Long before I started to understand football rules, I have always been fascinated by Super Bowl’s theatrics. This year was no exception to the rule. As always, the half-time show featuring Coldplay, Bruno Mars and Beyoncé did not fail to deliver. Nonetheless, the preamble of the game stood in its own merits. I enjoyed how MVPs of the previous 49 Super Bowls (expect Manning, in a comprehensive manner) were invited to gather for a legendary family picture; how Golden State Warriors’ reigning NBA MVP and notorious Panthers fan Stephen Curry unleashed all his rage hitting a big drum while the guy he defeated the day before on the basketball court, Oklahoma’s Kevin Durant, was shooting among accredited photographers; and how global pop star Lady Gaga produced a fittingly fantastic conclusion to the pre-game ritual by singing a very graceful Star-Spangled Banner that left neither Cam Newton nor the American Forces in Afghanistan unmoved. In a Levi’s Stadium of San Francisco that was bursting at the seams, the tone was set for an unforgettable Super Bowl 50.
Independently from the final result, the game itself left me quite hungry for more. The Panthers left no stone unturned but they burned too many bridges, Cam Newton in particular. The latter was the one expected to find a chink in the seamlessly unbreakable Broncos’ armor. He did not, no more than the Steelers and the Patriots did before him, and Denver took advantage of his nervousness to put the game to bed with little fuss at a time in the fourth quarter when victory was still within reach for Carolina (24-10). ‘Attack wins games; defense wins championships’, as the saying goes.
Peyton Manning, in turn, did not either display a vintage swashbuckling performance for his very last game. However, his second Super Bowl crown with a second team will surely and deservedly get ‘The Sheriff’ lionized among the greatest of all time of its sport – although Super Bowl 50 MVP Von Miller was the one who “laid down the law”, according to the Denver Post.
After hoisting back-to-back Vince Lombardi trophies in 1997 and 1998, the Broncos went through a 18-year title drought. Little wonder that their supporters were keen to celebrate in style their first ‘World Championship’ of the millennium.
Straight away after the final whistle, my friend and I chugged on vodka shots, ‘dabbed’ with our friends to mock Carolina’s hallmark, took to the streets, let ourselves be driven by the ‘Orange Crush’ and high-fived pretty much everybody on our way to the bars.
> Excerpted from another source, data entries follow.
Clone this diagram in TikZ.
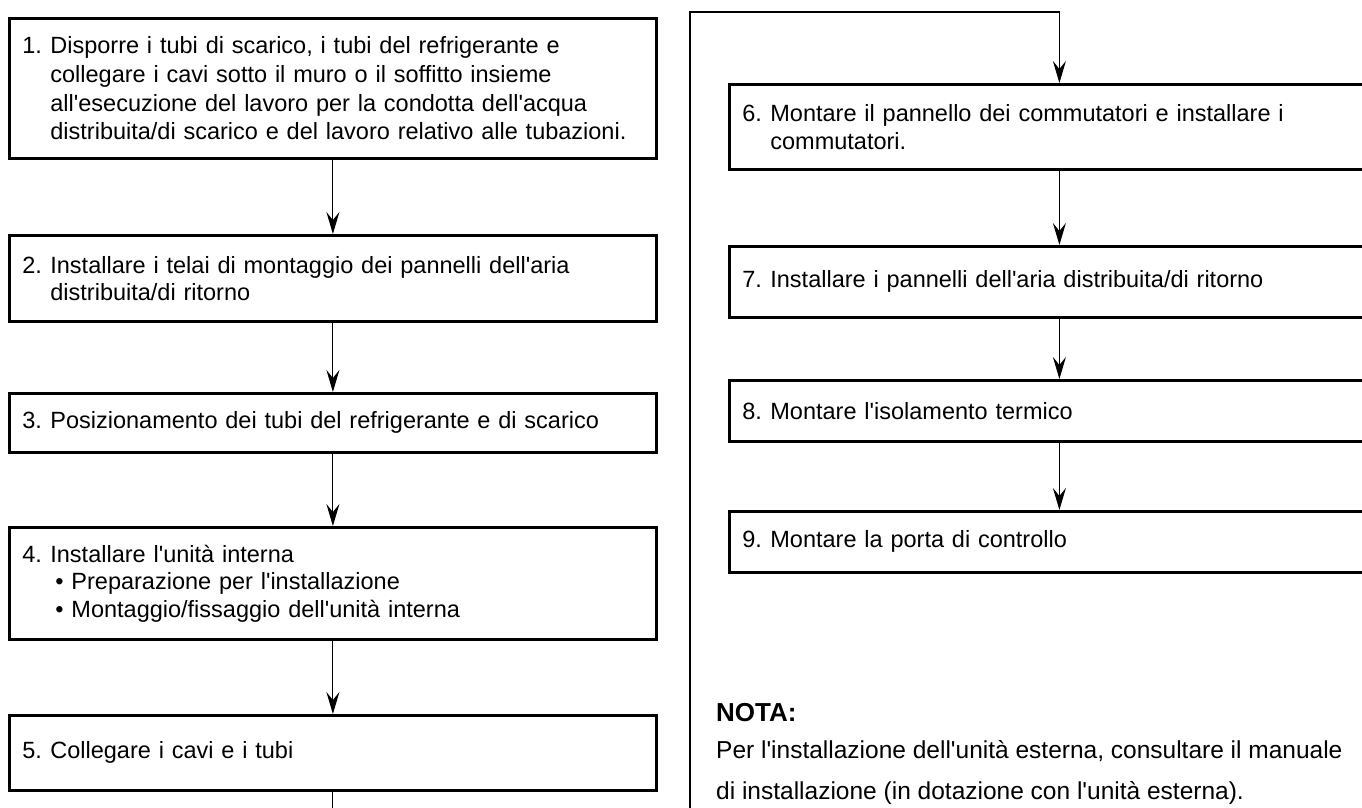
\documentclass[tikz,border=0pt]{standalone}
\usepackage{fontspec}
\setmainfont{Liberation Sans}
\usetikzlibrary{arrows.meta}
\newcommand{\apo}{\textquotesingle}
\newcommand{\numlab}[1]{\makebox[28pt][l]{#1}}
\begin{document}
\begin{tikzpicture}[x=1pt,y=-1pt,
  stepbox/.style={draw, line width=2.8pt, rectangle, anchor=north west,
    inner xsep=13pt, inner ysep=0pt, align=left,
    font=\fontsize{23.5}{27.5}\selectfont},
  lbox/.style={stepbox, text width=621pt, minimum width=647pt},
  rbox/.style={stepbox, text width=634pt, minimum width=660pt},
  conn/.style={line width=1.1pt, -{Stealth[length=22pt,width=13pt,inset=8pt]}},
  notestyle/.style={inner sep=0pt, align=left, font=\fontsize{24.5}{41}\selectfont}]
\useasboundingbox (0,0) rectangle (1362,808);
\begin{scope}
\clip (0,0) rectangle (1362,808);
% left column
\node[lbox, minimum height=140pt, font=\fontsize{23.5}{28.7}\selectfont] (b1) at (8,17)
  {\numlab{1.}Disporre i tubi di scarico, i tubi del refrigerante e\\
   \hspace*{28pt}collegare i cavi sotto il muro o il soffitto insieme\\
   \hspace*{28pt}all\apo esecuzione del lavoro per la condotta dell\apo acqua\\
   \hspace*{28pt}distribuita/di scarico e del lavoro relativo alle tubazioni.};
\node[lbox, minimum height=86pt] (b2) at (8,234)
  {\numlab{2.}Installare i telai di montaggio dei pannelli dell\apo aria\\
   \hspace*{28pt}distribuita/di ritorno};
\node[lbox, minimum height=59pt] (b3) at (8,392)
  {\numlab{3.}Posizionamento dei tubi del refrigerante e di scarico};
\node[lbox, minimum height=112pt] (b4) at (8,526)
  {\numlab{4.}Installare l\apo unità interna\\
   \hspace*{33pt}• Preparazione per l\apo installazione\\
   \hspace*{33pt}• Montaggio/fissaggio dell\apo unità interna};
\node[lbox, minimum height=75pt] (b5) at (8,714)
  {\numlab{5.}Collegare i cavi e i tubi};
% right column
\node[rbox, minimum height=85pt] (b6) at (728,83)
  {\numlab{6.}Montare il pannello dei commutatori e installare i\\
   \hspace*{28pt}commutatori.};
\node[rbox, minimum height=71pt] (b7) at (728,245)
  {\numlab{7.}Installare i pannelli dell\apo aria distribuita/di ritorno};
\node[rbox, minimum height=61pt] (b8) at (728,379)
  {\numlab{8.}Montare l\apo isolamento termico};
\node[rbox, minimum height=61pt] (b9) at (728,510)
  {\numlab{9.}Montare la porta di controllo};
% note
\node[notestyle, anchor=west, font=\fontsize{26}{30}\selectfont] (nota) at (716,713) {\textbf{NOTA:}};
\node[notestyle, anchor=north west] (notetext) at (716,740)
  {Per l\apo installazione dell\apo unità esterna, consultare il manuale\\
   di installazione (in dotazione con l\apo unità esterna).};
% connectors
\draw[conn] (b1) -- (b2);
\draw[conn] (b2) -- (b3);
\draw[conn] (b3) -- (b4);
\draw[conn] (b4) -- (b5);
\coordinate (c1) at (b5.south |- 0,840);
\coordinate (c2) at (690,840);
\coordinate (c3) at (690,12);
\draw[conn] (b5.south) -- (c1) -- (c2) -- (c3) -| (b6.north);
\draw[conn] (b6) -- (b7);
\draw[conn] (b7) -- (b8);
\draw[conn] (b8) -- (b9);
\end{scope}
\end{tikzpicture}
\end{document}
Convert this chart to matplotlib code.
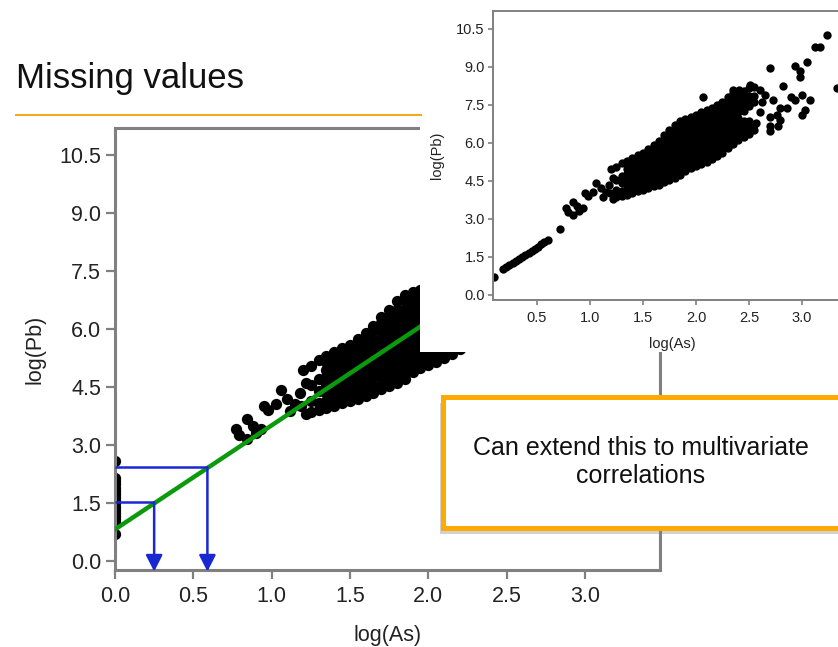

Out there, a man in his sixties with a John Elway jersey on his back told us, practically in tears, that “the eyes of the world (were) riveted on Denver (tonight)”, and that we would “remember spending the night (here) forever.”
We let his words sink into our minds while ordering a couple more beers, simply relishing in being at the outpost to witness the celebrations. The pre-season pipedream had mellowed into reality for Denver. Coming back home far into the night, we could feel the indescribable atmosphere of a whole city that falls into exultation after getting its white whale completed.
Celebrating a Super Bowl victory within the city of the triumphant team was definitely one of my sports-related bucket-list items.
It felt even greater fulfilling it with a great friend – even though I was on the plane back to Charleston during the parade on Tuesday.
Taking stupid bets can be sometimes worthwhile, after all.